Para o presidente do Sinapro, a medida pode provocar a saída de anunciantes do mercado paranaense por não estarem dispostos a arcar com os custos de traduções ou adaptações específicas para veiculação regional. O diretor de criação da agência Getz, Ricardo Mercer, também vê prejuízos para o mercado local. “Estamos lutando para aumentar nossa competitividade, buscando clientes de fora do estado, e isso se torna um grande empecilho.”
Bom senso
Mercer diz que o uso ou não de palavras estrangeiras é uma questão de bom senso, e que há uma preocupação por parte das agências em usar palavras que sejam compreendidas pelo público. “Do contrário, o maior prejudicado seria o próprio anunciante”, diz Gelbecke, do Sinapro.
Para o vice-presidente de planejamento e atendimento da Master Comunicação, Marcelo Romaniewicz, a medida vai na contramão da tendência mundial já que o inglês, em especial, está presente em qualquer atividade das pessoas. O publicitário questiona ainda o porquê de limitar a lei apenas à publicidade. “Para ser coerente, uma medida como essa deveria valer para tudo: manuais de produtos, sites, jornais, publicações do próprio governo.
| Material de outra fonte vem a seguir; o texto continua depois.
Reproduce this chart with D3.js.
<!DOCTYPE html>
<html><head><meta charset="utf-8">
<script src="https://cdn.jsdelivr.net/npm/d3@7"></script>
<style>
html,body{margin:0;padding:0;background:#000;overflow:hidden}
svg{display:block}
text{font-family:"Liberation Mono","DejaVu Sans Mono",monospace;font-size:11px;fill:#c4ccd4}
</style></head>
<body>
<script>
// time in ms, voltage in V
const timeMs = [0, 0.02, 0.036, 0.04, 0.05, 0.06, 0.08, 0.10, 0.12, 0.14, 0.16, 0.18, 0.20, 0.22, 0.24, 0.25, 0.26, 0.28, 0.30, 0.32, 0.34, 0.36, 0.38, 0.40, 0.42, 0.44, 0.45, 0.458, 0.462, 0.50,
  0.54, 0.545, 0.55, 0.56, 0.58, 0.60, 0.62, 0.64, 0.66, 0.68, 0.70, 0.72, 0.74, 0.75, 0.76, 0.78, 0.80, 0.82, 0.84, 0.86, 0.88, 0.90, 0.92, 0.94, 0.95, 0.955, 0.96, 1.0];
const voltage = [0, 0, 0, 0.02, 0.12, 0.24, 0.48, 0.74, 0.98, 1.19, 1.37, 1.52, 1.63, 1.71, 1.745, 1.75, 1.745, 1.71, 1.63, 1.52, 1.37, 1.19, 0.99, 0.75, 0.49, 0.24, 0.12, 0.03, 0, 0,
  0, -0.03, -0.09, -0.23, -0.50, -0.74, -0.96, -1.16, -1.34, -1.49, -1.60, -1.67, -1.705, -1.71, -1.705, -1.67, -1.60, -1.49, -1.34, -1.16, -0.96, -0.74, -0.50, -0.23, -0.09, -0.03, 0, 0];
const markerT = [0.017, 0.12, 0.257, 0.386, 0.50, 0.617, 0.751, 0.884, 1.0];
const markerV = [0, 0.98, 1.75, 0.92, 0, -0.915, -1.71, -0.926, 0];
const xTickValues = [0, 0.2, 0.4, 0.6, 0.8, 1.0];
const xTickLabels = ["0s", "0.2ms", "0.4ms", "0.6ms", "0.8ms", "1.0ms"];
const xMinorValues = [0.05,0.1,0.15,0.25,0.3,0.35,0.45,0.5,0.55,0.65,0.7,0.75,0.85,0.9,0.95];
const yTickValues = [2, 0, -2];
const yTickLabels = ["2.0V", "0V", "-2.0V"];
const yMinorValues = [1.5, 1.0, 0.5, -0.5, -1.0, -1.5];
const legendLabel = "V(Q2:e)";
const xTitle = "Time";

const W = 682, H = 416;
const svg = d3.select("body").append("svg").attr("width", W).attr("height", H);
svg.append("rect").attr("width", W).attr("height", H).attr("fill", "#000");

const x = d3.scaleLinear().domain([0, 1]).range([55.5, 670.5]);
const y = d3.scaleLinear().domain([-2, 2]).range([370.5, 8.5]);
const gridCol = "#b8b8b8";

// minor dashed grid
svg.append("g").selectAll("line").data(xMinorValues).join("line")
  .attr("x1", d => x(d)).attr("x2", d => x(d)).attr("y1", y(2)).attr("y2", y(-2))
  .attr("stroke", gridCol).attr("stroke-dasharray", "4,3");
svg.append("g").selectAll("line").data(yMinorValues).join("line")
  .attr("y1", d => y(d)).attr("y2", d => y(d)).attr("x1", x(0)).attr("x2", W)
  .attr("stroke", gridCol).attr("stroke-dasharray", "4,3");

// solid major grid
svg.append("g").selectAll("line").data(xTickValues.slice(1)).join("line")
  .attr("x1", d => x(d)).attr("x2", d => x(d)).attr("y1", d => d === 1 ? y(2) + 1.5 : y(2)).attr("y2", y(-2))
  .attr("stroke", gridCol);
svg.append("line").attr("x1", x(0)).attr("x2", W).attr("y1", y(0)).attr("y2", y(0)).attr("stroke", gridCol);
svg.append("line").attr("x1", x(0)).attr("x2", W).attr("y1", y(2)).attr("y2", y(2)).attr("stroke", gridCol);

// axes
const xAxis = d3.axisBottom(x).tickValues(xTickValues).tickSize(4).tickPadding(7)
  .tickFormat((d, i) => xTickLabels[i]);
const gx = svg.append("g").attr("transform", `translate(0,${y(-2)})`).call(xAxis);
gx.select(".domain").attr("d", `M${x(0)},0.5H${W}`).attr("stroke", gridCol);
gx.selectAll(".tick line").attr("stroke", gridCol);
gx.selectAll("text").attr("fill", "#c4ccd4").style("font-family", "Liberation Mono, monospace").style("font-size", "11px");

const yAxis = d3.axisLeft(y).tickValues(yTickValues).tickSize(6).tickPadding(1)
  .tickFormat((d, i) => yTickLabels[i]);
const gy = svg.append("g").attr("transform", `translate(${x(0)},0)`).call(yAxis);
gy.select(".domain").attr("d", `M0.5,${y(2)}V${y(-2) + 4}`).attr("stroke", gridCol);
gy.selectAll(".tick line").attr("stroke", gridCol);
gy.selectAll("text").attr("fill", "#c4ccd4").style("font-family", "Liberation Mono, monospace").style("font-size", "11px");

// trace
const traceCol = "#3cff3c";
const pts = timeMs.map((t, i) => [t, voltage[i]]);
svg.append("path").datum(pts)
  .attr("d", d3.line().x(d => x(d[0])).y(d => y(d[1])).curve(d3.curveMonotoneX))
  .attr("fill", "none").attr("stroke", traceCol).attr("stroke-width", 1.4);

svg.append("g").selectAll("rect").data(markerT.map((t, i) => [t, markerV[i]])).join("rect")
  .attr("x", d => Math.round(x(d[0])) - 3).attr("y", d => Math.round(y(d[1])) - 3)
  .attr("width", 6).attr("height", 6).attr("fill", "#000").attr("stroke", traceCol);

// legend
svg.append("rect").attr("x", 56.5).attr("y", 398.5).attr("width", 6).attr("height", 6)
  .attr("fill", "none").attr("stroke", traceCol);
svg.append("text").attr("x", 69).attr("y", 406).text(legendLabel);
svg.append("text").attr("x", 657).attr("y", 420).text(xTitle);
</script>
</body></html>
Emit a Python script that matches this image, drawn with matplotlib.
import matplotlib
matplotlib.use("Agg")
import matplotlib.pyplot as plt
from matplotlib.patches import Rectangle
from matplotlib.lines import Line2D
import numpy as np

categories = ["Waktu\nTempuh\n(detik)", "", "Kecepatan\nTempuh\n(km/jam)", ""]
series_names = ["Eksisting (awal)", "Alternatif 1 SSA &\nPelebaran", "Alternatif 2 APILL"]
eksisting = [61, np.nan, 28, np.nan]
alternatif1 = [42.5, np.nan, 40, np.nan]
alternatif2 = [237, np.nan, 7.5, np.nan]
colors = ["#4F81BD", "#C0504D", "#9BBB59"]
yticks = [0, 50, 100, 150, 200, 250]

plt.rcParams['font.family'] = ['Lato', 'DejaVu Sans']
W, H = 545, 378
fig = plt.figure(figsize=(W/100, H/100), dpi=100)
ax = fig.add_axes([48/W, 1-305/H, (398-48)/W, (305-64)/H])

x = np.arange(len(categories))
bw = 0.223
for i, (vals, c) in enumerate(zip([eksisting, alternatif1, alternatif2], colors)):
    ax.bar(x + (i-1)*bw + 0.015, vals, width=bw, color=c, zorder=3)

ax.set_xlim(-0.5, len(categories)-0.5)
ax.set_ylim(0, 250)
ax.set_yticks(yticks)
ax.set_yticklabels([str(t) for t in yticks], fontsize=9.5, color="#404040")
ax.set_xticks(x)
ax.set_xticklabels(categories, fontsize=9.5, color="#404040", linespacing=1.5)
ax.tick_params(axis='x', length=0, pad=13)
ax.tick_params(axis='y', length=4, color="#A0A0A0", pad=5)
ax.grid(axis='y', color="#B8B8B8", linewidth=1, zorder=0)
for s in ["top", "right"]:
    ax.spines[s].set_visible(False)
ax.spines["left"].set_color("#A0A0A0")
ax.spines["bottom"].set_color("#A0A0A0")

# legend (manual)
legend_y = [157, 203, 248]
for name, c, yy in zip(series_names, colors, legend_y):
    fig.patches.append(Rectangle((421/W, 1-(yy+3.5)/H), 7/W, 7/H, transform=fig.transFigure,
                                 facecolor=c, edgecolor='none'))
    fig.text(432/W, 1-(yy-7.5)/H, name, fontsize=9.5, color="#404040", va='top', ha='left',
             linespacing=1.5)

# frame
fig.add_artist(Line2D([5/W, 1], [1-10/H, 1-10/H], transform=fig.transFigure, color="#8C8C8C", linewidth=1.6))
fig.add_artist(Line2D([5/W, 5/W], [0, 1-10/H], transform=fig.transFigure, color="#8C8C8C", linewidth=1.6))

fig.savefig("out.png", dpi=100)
Se não, soa como demagogia.”
Valorização
Segundo o governo do estado, a medida tem como objetivo o reconhecimento e a valorização da “língua pátria”, além de facilitar a compreensão da população que não domina outros idiomas. De acordo com o projeto, a tradução deve ter o mesmo tamanho da palavra em língua estrangeira. Quem descumprir a lei será multado em R$ 5 mil.